The other style, tension-release, was the circus trick that separated Phish from their peers in the 90s jam scene. Despite their goofy appearance, Phish was always far more comfortable getting uncomfortable than the other happy-go-lucky neo-hippies, exploring the emotional effects of sprinkling in dissonance and even pure noise. The best representative here is Stash, which offers tension-release masterclasses from (as Official Phishcrit Consultant Drew Hitz recently pointed out) its studio version on A Picture of Nectar to the classic 7/8/94 version chosen for A Live One.
As the 90s progressed, what us non-musicologists refer to as Type II jamming started to appear more frequently, first as the hyperactive medleys of 1993, then with the longer, novel-length excursions of 1994 and 1995. These marathon jams (think A Live One Tweezer or Providence Bowie) were organized into distinct chapters that switched mood, rhythm, and key, but didn’t always establish an organic flow or narrative – they sometimes felt like they were switching segments on a timer, instead of by musical instinct.
Those are the qualities I associate with Fall 97 and the years beyond, jams that unfold naturally, as though they were pre-written, but with the magic of being conjured up from thin air. There’s a patience to these jams, a confidence that an idea can be poked, prodded, and embellished for several minutes before it suggests the next leg of the voyage. Some of the most famous 1997 jams stretch past 20 minutes, but might only explore 2 or 3 themes over that time, and the transitions between those segments feel like segues instead of chapter breaks.
Thus far in Winter 1997, only the Disease > Carini of 2/17 has reached that high standard. Other jams have found fresh sonic territory, but haven’t yet reached the point of stringing those together — even the surprising first-set jams of yesterday’s show were largely built around one theme, with some brief interludes. If there’s been an improvisational theme for this tour, it’s been more around quiet, early ambient zones like last night’s Swept Away intro or tonight’s Hood, a minimalist sound that makes sense in these smaller venues.

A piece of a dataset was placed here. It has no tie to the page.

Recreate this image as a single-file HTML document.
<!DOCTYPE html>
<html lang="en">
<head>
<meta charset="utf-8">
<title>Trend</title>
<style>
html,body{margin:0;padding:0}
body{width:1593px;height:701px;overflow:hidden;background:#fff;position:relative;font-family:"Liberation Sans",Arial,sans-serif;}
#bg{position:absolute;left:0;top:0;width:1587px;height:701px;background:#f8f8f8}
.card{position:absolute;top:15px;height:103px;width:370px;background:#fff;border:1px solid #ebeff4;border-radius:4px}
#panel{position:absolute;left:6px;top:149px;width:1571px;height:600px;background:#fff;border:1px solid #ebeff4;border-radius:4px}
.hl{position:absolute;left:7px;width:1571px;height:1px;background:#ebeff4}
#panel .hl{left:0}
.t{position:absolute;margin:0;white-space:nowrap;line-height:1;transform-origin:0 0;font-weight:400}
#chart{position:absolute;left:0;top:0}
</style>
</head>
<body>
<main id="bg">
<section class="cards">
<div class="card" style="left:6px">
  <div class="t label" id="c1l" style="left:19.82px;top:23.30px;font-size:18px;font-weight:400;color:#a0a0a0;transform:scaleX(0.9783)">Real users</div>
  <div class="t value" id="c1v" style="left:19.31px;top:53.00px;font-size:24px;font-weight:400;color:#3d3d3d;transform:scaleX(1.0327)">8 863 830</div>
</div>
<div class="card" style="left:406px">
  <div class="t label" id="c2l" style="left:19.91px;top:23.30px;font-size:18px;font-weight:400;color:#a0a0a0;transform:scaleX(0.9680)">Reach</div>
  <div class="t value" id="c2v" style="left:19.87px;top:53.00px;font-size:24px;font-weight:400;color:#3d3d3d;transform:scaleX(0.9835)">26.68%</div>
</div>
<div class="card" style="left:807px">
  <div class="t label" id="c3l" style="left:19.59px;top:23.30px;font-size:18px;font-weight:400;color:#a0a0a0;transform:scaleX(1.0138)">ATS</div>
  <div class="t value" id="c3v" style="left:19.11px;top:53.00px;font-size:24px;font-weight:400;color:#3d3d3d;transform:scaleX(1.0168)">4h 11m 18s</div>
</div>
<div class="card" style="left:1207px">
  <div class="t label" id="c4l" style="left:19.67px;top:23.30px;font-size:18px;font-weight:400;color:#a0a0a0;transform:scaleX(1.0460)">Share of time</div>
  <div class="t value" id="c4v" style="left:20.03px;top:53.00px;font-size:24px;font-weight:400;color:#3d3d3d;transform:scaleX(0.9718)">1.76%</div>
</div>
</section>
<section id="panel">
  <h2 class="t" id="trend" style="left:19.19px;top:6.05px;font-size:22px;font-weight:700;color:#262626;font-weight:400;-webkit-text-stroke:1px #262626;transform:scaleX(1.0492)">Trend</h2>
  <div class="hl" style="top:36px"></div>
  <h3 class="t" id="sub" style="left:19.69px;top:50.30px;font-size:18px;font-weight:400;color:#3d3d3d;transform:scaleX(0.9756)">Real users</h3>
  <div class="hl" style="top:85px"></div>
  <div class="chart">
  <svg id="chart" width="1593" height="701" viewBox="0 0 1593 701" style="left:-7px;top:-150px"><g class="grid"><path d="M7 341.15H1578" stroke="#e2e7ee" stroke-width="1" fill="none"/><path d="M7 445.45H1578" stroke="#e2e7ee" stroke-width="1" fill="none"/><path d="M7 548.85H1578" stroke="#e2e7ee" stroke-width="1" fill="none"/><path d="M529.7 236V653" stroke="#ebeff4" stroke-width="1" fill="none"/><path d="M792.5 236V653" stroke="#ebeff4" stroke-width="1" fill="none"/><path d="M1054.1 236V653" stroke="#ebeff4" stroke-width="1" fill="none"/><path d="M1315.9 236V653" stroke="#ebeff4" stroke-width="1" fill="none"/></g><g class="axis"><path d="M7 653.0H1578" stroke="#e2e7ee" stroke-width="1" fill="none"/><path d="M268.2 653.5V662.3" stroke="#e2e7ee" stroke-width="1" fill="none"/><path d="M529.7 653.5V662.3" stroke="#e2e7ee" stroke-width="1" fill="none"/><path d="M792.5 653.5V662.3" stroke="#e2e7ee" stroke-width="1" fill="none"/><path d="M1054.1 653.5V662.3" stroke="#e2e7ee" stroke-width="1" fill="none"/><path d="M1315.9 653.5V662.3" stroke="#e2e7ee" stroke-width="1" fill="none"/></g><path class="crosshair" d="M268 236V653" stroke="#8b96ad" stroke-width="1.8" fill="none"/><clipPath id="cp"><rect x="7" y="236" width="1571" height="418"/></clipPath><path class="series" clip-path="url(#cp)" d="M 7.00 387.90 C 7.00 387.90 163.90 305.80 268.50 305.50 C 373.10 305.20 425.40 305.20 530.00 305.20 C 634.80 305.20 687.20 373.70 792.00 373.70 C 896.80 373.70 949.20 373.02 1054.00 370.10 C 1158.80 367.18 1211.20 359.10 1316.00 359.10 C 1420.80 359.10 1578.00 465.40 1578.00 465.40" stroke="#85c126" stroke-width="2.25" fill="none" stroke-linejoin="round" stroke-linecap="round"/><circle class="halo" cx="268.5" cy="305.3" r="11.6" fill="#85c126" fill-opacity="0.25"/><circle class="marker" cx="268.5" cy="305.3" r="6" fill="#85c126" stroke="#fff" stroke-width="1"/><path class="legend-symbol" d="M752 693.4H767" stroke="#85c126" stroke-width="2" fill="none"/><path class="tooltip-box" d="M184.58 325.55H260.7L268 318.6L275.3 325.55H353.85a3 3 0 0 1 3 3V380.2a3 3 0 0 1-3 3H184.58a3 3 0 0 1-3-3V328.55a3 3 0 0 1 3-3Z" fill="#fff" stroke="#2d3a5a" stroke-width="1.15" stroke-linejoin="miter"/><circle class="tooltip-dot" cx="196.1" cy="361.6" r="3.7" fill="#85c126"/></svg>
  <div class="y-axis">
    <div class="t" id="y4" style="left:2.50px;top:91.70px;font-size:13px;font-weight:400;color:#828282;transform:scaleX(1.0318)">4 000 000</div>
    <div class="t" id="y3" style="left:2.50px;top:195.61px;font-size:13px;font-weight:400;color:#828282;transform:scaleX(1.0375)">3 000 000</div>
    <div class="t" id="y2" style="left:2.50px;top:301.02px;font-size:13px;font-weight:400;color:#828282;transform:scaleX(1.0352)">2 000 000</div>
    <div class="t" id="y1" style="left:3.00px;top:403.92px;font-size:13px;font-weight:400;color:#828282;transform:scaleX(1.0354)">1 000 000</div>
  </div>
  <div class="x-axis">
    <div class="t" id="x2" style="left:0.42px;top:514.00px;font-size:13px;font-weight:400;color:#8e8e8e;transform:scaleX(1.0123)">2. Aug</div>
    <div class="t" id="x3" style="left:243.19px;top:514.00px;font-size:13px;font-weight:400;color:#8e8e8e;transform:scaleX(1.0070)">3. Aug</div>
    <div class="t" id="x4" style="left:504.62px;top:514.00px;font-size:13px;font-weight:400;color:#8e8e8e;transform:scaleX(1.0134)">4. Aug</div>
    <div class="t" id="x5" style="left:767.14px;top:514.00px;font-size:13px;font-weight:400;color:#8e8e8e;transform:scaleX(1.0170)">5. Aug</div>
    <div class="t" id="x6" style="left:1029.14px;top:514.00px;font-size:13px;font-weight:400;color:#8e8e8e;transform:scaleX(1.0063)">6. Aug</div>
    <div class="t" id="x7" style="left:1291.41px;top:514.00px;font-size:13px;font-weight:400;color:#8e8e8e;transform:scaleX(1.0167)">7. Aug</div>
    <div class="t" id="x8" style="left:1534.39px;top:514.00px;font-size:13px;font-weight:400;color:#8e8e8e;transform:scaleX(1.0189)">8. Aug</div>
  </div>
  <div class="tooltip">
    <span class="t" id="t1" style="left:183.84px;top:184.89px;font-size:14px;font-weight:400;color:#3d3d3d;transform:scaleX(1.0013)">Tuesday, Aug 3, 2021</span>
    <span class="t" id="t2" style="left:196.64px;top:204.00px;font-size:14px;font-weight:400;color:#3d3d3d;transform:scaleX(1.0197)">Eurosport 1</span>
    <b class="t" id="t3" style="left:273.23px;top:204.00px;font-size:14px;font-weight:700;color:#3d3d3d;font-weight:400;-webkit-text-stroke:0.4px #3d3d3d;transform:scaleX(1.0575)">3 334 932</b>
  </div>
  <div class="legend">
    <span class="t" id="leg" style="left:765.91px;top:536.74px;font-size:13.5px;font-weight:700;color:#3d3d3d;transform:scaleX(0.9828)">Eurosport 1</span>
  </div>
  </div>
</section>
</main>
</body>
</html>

But tonight’s main jamming approach is a throwback: the ol’ tension-release trick. It appears first in Split Open and Melt, another favorite tension-release vehicle where the tension is often delivered through the disappearance and reappearance of the three-note motif that marks the end of each cycle. Here, they never fully lose the grip on that structure, but there’s an exciting break near the end (11:15 ish) where the key changes ever so slightly, injecting some added danger just when it seems to be wrapping up.

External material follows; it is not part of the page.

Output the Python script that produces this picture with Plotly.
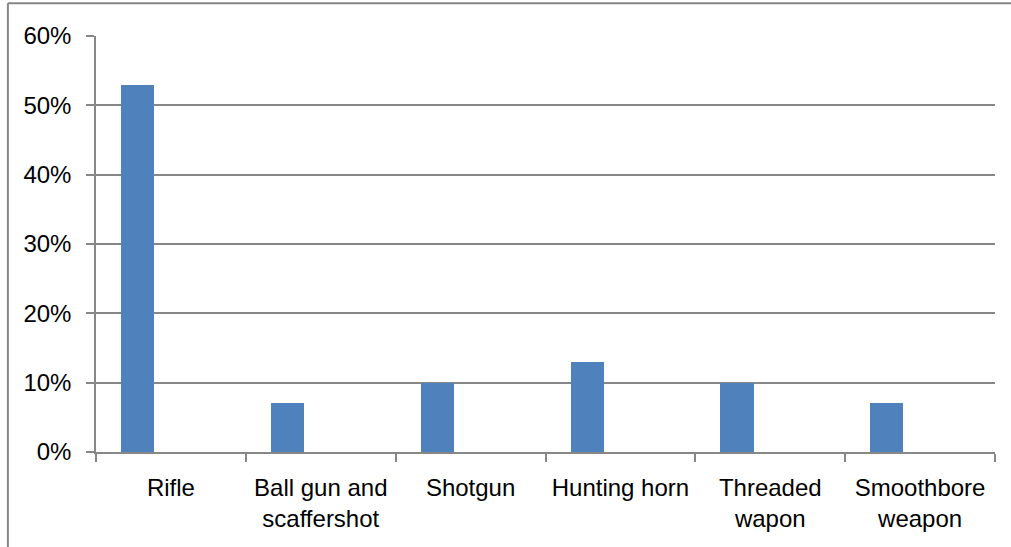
import plotly.graph_objects as go

# Share of respondents by type of hunting weapon
categories = ["Rifle", "Ball gun and<br>scaffershot", "Shotgun", "Hunting horn",
              "Threaded<br>wapon", "Smoothbore<br>weapon"]
shares = [53, 7, 10, 13, 10, 7]
y_ticks = [0, 10, 20, 30, 40, 50, 60]
y_tick_labels = [f"{v}%" for v in y_ticks]

GRID = "#878787"
BAR = "#4F81BD"
FONT = dict(family="Liberation Sans, Arial, sans-serif", size=24, color="#000000")

fig = go.Figure(
    go.Bar(
        x=categories,
        y=shares,
        marker=dict(color=BAR, line=dict(width=0)),
        width=0.222,
        offset=-0.333,
        hoverinfo="x+y",
    )
)

fig.update_layout(
    width=1011,
    height=547,
    margin=dict(l=96, r=16, t=36, b=95),
    paper_bgcolor="#ffffff",
    plot_bgcolor="#ffffff",
    font=FONT,
    showlegend=False,
    bargap=0,
    xaxis=dict(
        type="category",
        range=[-0.5, 5.5],
        tickson="boundaries",
        ticks="outside",
        ticklen=8,
        tickwidth=1.5,
        tickcolor=GRID,
        ticklabelstandoff=13,
        showline=True,
        linecolor=GRID,
        linewidth=1.5,
        showgrid=False,
        tickfont=FONT,
        fixedrange=True,
    ),
    yaxis=dict(
        range=[0, 60],
        tickvals=y_ticks,
        ticktext=y_tick_labels,
        ticks="outside",
        ticklen=8,
        tickwidth=1.5,
        tickcolor=GRID,
        ticklabelstandoff=10,
        showline=True,
        linecolor=GRID,
        linewidth=1.5,
        showgrid=True,
        gridcolor=GRID,
        gridwidth=1.5,
        zeroline=False,
        tickfont=FONT,
        fixedrange=True,
    ),
    shapes=[
        # chart frame (top and left edges)
        dict(type="line", xref="paper", yref="paper",
             x0=-0.098, x1=1.02, y0=1.0785, y1=1.0785,
             line=dict(color=GRID, width=2)),
        dict(type="line", xref="paper", yref="paper",
             x0=-0.098, x1=-0.098, y0=1.0785, y1=-0.24,
             line=dict(color=GRID, width=2)),
    ],
)

fig.write_html("out.html")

That nudge turns into a full on hostage situation on the other side of setbreak, as the opening Chalk Dust eschews it’s normal cock-rock for a blitzkrieg of dissonance. Mike seems to be the engineer – his urgent notes starting at 4:00 knock the song crooked, and Trey responds by playing in one of those weirdly-named scales that I can never tell apart for three minutes. Very subtly, the song becomes much more foreboding than usual, a fitting prolonged tension-release partner to the earlier Melt within a song that, in the 90s, was generally more of a standard fist-pumper.
It’s an absolute highlight, but also a throwback at a time where I’m mostly looking for clues to the fast-arriving future. Removed from context, it feels like more of a 1994 jam – the sonic bells and whistles of 1997 aren’t really present. Perhaps it’s the other side of the “small venue” coin; while Europe’s clubs and theaters might be a good place to try out new things, there’s also a temptation to revert back to the approaches Phish favored in U.S.venues of similar size. But put a pin in it — I know that the tension-release approach didn’t disappear in 1997, it just wasn’t the band’s favorite flavor. Let’s see where it ends up.